**Work to do:** Type out the complete listing below word for word, without its pictures.
>>>>
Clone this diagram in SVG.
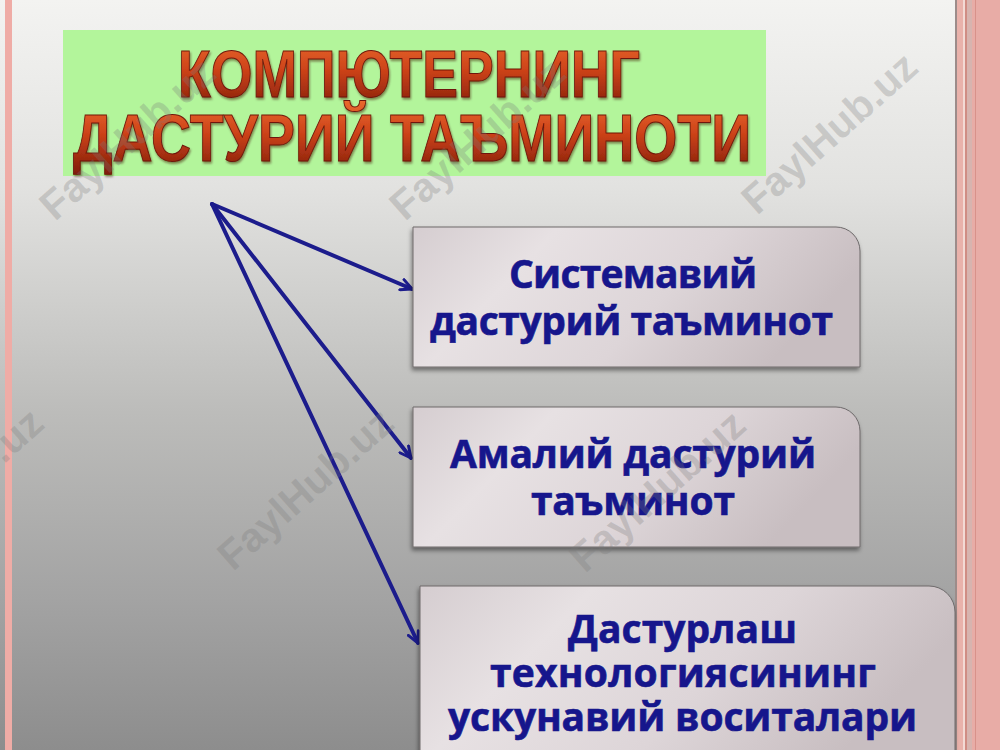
<svg xmlns="http://www.w3.org/2000/svg" width="1000" height="750" viewBox="0 0 1000 750">
  <defs>
    <linearGradient id="bg" x1="0" y1="0" x2="0" y2="1">
      <stop offset="0" stop-color="#f3f3f1"/>
      <stop offset="0.25" stop-color="#e2e2e0"/>
      <stop offset="0.55" stop-color="#bcbcba"/>
      <stop offset="0.8" stop-color="#a3a3a3"/>
      <stop offset="1" stop-color="#8d8d8d"/>
    </linearGradient>
    <linearGradient id="titleFill" x1="0" y1="0" x2="0" y2="1">
      <stop offset="0" stop-color="#ea6a2e"/>
      <stop offset="0.45" stop-color="#cc4219"/>
      <stop offset="1" stop-color="#7e1c0a"/>
    </linearGradient>
    <linearGradient id="boxFill" x1="0" y1="0" x2="1" y2="0.3">
      <stop offset="0" stop-color="#d5cdd0"/>
      <stop offset="0.3" stop-color="#e7e1e3"/>
      <stop offset="0.65" stop-color="#ddd5d8"/>
      <stop offset="1" stop-color="#c8bec1"/>
    </linearGradient>
    <filter id="boxShadow" x="-5%" y="-5%" width="110%" height="115%">
      <feDropShadow dx="-1" dy="3" stdDeviation="2" flood-color="#000" flood-opacity="0.45"/>
    </filter>
    <filter id="titleShadow" x="-5%" y="-10%" width="110%" height="130%">
      <feDropShadow dx="1" dy="2" stdDeviation="1" flood-color="#3a0a00" flood-opacity="0.5"/>
    </filter>
    <marker id="arrow" viewBox="0 0 14 14" refX="12.5" refY="7" markerWidth="14" markerHeight="14" markerUnits="userSpaceOnUse" orient="auto">
      <path d="M1.5,1.5 L12.5,7 L1.5,12.5" fill="none" stroke="#1c1c8c" stroke-width="3" stroke-linecap="round" stroke-linejoin="round"/>
    </marker>
    <style>
      .box { fill: url(#boxFill); stroke: #6e6a6b; stroke-width: 1; filter: url(#boxShadow); }
      .label { font-family: "Open Sans", "Noto Sans", "DejaVu Sans", sans-serif; font-weight: 700; font-size: 39px; fill: #16168c; stroke: #16168c; stroke-width: 0.6; }
      .title { font-family: "Liberation Sans Narrow", "Liberation Sans", Arial, sans-serif; font-weight: 700; font-size: 66px; fill: url(#titleFill); stroke: #6e1608; stroke-width: 1; filter: url(#titleShadow); }
      .conn { stroke: #1c1c8c; stroke-width: 4; fill: none; stroke-linecap: round; marker-end: url(#arrow); }
      .wm { font-family: "Liberation Sans", Arial, sans-serif; font-weight: 700; font-size: 41px; fill: #7a7a7a; fill-opacity: 0.28; }
    </style>
  </defs>

  <!-- background -->
  <rect x="0" y="0" width="1000" height="750" fill="url(#bg)"/>
  <rect x="5" y="0" width="7" height="750" fill="#efaca6"/>
  <rect x="955" y="0" width="2" height="750" fill="#9c8c8a"/>
  <rect x="957" y="0" width="6" height="750" fill="#e9b2ab"/>
  <rect x="963" y="0" width="2" height="750" fill="#f3dad5"/>
  <rect x="965" y="0" width="2" height="750" fill="#d08d84"/>
  <rect x="967" y="0" width="5" height="750" fill="#d7b4af"/>
  <rect x="972" y="0" width="28" height="750" fill="#e8aca6"/>
  <rect x="975" y="0" width="1" height="750" fill="#d8928a"/>

  <!-- title -->
  <g id="title">
    <rect x="63" y="30" width="703" height="146" fill="#b3f59b"/>
    <text class="title" x="178" y="97" textLength="462" lengthAdjust="spacingAndGlyphs">КОМПЮТЕРНИНГ</text>
    <text class="title" x="73" y="161" textLength="678" lengthAdjust="spacingAndGlyphs">ДАСТУРИЙ ТАЪМИНОТИ</text>
  </g>

  <!-- connectors -->
  <g id="connectors">
    <line class="conn" x1="212" y1="204" x2="412" y2="289"/>
    <line class="conn" x1="212" y1="204" x2="411" y2="458"/>
    <line class="conn" x1="212" y1="204" x2="418" y2="643"/>
  </g>

  <!-- nodes -->
  <g id="node-system">
    <path class="box" d="M413,227 H836 A24,24 0 0 1 860,251 V367 H413 Z"/>
    <text class="label" x="509" y="288" textLength="248" lengthAdjust="spacing">Системавий</text>
    <text class="label" x="430" y="335" textLength="403" lengthAdjust="spacing">дастурий таъминот</text>
  </g>

  <g id="node-applied">
    <path class="box" d="M413,407 H836 A24,24 0 0 1 860,431 V547 H413 Z"/>
    <text class="label" x="450" y="468" textLength="366" lengthAdjust="spacing">Амалий дастурий</text>
    <text class="label" x="531" y="515" textLength="204" lengthAdjust="spacing">таъминот</text>
  </g>

  <g id="node-tools">
    <path class="box" d="M420,586 H929 A26,26 0 0 1 955,612 V752 H420 Z"/>
    <text class="label" x="568" y="643" textLength="229" lengthAdjust="spacing">Дастурлаш</text>
    <text class="label" x="490" y="687" textLength="386" lengthAdjust="spacing">технологиясининг</text>
    <text class="label" x="448" y="731" textLength="469" lengthAdjust="spacing">ускунавий воситалари</text>
  </g>

  <!-- watermarks -->
  <g id="watermarks">
    <text class="wm" transform="translate(55,222) rotate(-41.7)">FaylHub.uz</text>
    <text class="wm" transform="translate(405,222) rotate(-41.7)">FaylHub.uz</text>
    <text class="wm" transform="translate(757,216) rotate(-41.7)">FaylHub.uz</text>
    <text class="wm" transform="translate(-117,572) rotate(-41.7)">FaylHub.uz</text>
    <text class="wm" transform="translate(233,572) rotate(-41.7)">FaylHub.uz</text>
    <text class="wm" transform="translate(585,574) rotate(-41.7)">FaylHub.uz</text>
  </g>
</svg>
<<<<
**Output for this exercise:**
Clone this diagram in SVG.
<svg xmlns="http://www.w3.org/2000/svg" width="1000" height="750" viewBox="0 0 1000 750">
  <defs>
    <linearGradient id="bg" x1="0" y1="0" x2="0" y2="1">
      <stop offset="0" stop-color="#f3f3f1"/>
      <stop offset="0.25" stop-color="#e2e2e0"/>
      <stop offset="0.55" stop-color="#bcbcba"/>
      <stop offset="0.8" stop-color="#a3a3a3"/>
      <stop offset="1" stop-color="#8d8d8d"/>
    </linearGradient>
    <linearGradient id="titleFill" x1="0" y1="0" x2="0" y2="1">
      <stop offset="0" stop-color="#ea6a2e"/>
      <stop offset="0.45" stop-color="#cc4219"/>
      <stop offset="1" stop-color="#7e1c0a"/>
    </linearGradient>
    <linearGradient id="boxFill" x1="0" y1="0" x2="1" y2="0.3">
      <stop offset="0" stop-color="#d5cdd0"/>
      <stop offset="0.3" stop-color="#e7e1e3"/>
      <stop offset="0.65" stop-color="#ddd5d8"/>
      <stop offset="1" stop-color="#c8bec1"/>
    </linearGradient>
    <filter id="boxShadow" x="-5%" y="-5%" width="110%" height="115%">
      <feDropShadow dx="-1" dy="3" stdDeviation="2" flood-color="#000" flood-opacity="0.45"/>
    </filter>
    <filter id="titleShadow" x="-5%" y="-10%" width="110%" height="130%">
      <feDropShadow dx="1" dy="2" stdDeviation="1" flood-color="#3a0a00" flood-opacity="0.5"/>
    </filter>
    <marker id="arrow" viewBox="0 0 14 14" refX="12.5" refY="7" markerWidth="14" markerHeight="14" markerUnits="userSpaceOnUse" orient="auto">
      <path d="M1.5,1.5 L12.5,7 L1.5,12.5" fill="none" stroke="#1c1c8c" stroke-width="3" stroke-linecap="round" stroke-linejoin="round"/>
    </marker>
    <style>
      .box { fill: url(#boxFill); stroke: #6e6a6b; stroke-width: 1; filter: url(#boxShadow); }
      .label { font-family: "Open Sans", "Noto Sans", "DejaVu Sans", sans-serif; font-weight: 700; font-size: 39px; fill: #16168c; stroke: #16168c; stroke-width: 0.6; }
      .title { font-family: "Liberation Sans Narrow", "Liberation Sans", Arial, sans-serif; font-weight: 700; font-size: 66px; fill: url(#titleFill); stroke: #6e1608; stroke-width: 1; filter: url(#titleShadow); }
      .conn { stroke: #1c1c8c; stroke-width: 4; fill: none; stroke-linecap: round; marker-end: url(#arrow); }
      .wm { font-family: "Liberation Sans", Arial, sans-serif; font-weight: 700; font-size: 41px; fill: #7a7a7a; fill-opacity: 0.28; }
    </style>
  </defs>

  <!-- background -->
  <rect x="0" y="0" width="1000" height="750" fill="url(#bg)"/>
  <rect x="5" y="0" width="7" height="750" fill="#efaca6"/>
  <rect x="955" y="0" width="2" height="750" fill="#9c8c8a"/>
  <rect x="957" y="0" width="6" height="750" fill="#e9b2ab"/>
  <rect x="963" y="0" width="2" height="750" fill="#f3dad5"/>
  <rect x="965" y="0" width="2" height="750" fill="#d08d84"/>
  <rect x="967" y="0" width="5" height="750" fill="#d7b4af"/>
  <rect x="972" y="0" width="28" height="750" fill="#e8aca6"/>
  <rect x="975" y="0" width="1" height="750" fill="#d8928a"/>

  <!-- title -->
  <g id="title">
    <rect x="63" y="30" width="703" height="146" fill="#b3f59b"/>
    <text class="title" x="178" y="97" textLength="462" lengthAdjust="spacingAndGlyphs">КОМПЮТЕРНИНГ</text>
    <text class="title" x="73" y="161" textLength="678" lengthAdjust="spacingAndGlyphs">ДАСТУРИЙ ТАЪМИНОТИ</text>
  </g>

  <!-- connectors -->
  <g id="connectors">
    <line class="conn" x1="212" y1="204" x2="412" y2="289"/>
    <line class="conn" x1="212" y1="204" x2="411" y2="458"/>
    <line class="conn" x1="212" y1="204" x2="418" y2="643"/>
  </g>

  <!-- nodes -->
  <g id="node-system">
    <path class="box" d="M413,227 H836 A24,24 0 0 1 860,251 V367 H413 Z"/>
    <text class="label" x="509" y="288" textLength="248" lengthAdjust="spacing">Системавий</text>
    <text class="label" x="430" y="335" textLength="403" lengthAdjust="spacing">дастурий таъминот</text>
  </g>

  <g id="node-applied">
    <path class="box" d="M413,407 H836 A24,24 0 0 1 860,431 V547 H413 Z"/>
    <text class="label" x="450" y="468" textLength="366" lengthAdjust="spacing">Амалий дастурий</text>
    <text class="label" x="531" y="515" textLength="204" lengthAdjust="spacing">таъминот</text>
  </g>

  <g id="node-tools">
    <path class="box" d="M420,586 H929 A26,26 0 0 1 955,612 V752 H420 Z"/>
    <text class="label" x="568" y="643" textLength="229" lengthAdjust="spacing">Дастурлаш</text>
    <text class="label" x="490" y="687" textLength="386" lengthAdjust="spacing">технологиясининг</text>
    <text class="label" x="448" y="731" textLength="469" lengthAdjust="spacing">ускунавий воситалари</text>
  </g>

  <!-- watermarks -->
  <g id="watermarks">
    <text class="wm" transform="translate(55,222) rotate(-41.7)">FaylHub.uz</text>
    <text class="wm" transform="translate(405,222) rotate(-41.7)">FaylHub.uz</text>
    <text class="wm" transform="translate(757,216) rotate(-41.7)">FaylHub.uz</text>
    <text class="wm" transform="translate(-117,572) rotate(-41.7)">FaylHub.uz</text>
    <text class="wm" transform="translate(233,572) rotate(-41.7)">FaylHub.uz</text>
    <text class="wm" transform="translate(585,574) rotate(-41.7)">FaylHub.uz</text>
  </g>
</svg>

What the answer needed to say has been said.